In late August, an audience in Oklahoma was told that tax cuts are desirable because, "if you let people have their own money, they will demand a gooder service," and "when somebody produces that gooder service, somebody is more likely to find jobs."

As it turns out, Bush's Texas drawl masked that he was really speaking of "a good or service." The president corrected the problem in later speeches, referring to "a good or a service."

But in Baltimore last week, regression. The president told Marylanders that more money in their pockets means more to spend on - what else? - "a gooder service."

Bush seems to have a sense of humor about his linguisitic gymnastics.

Last year, he thanked former New York Yankees catcher Yogi Berra - who is famous for uttering profundities like "baseball is 90 percent mental, the other half is physical" - for being an inspiration. Some, Bush said, think Berra "might be my speechwriter."

And sometimes, Bush gets the last laugh.

Last month, the president complained that Saddam had "side-stepped, crawfished, wheedled" out of international agreements.

Injecting crawfish into the Iraq debate brought Bush ridicule.

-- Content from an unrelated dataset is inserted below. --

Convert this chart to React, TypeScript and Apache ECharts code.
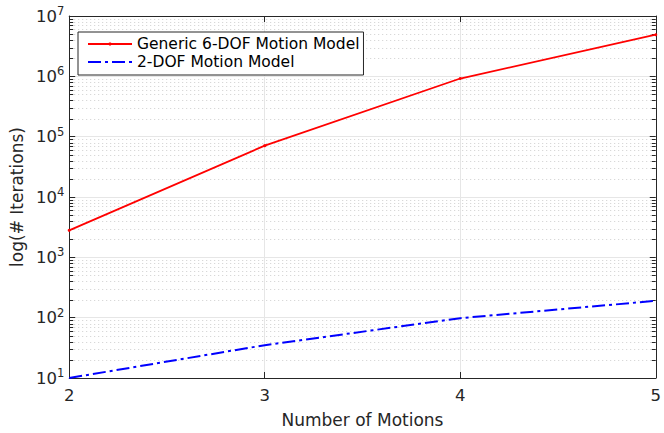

A British columnist wrote that Bush had used a term found in no dictionaries and that he should "rethink his choice of words before he addresses the United Nations."

Critics should have taken a look at Webster's International Dictionary. There, one definition of crawfish is "to back out" - which Bush was clearly accusing Hussein of doing.

The lesson: Don't misunderestimate this president. Bush would tell you that himself.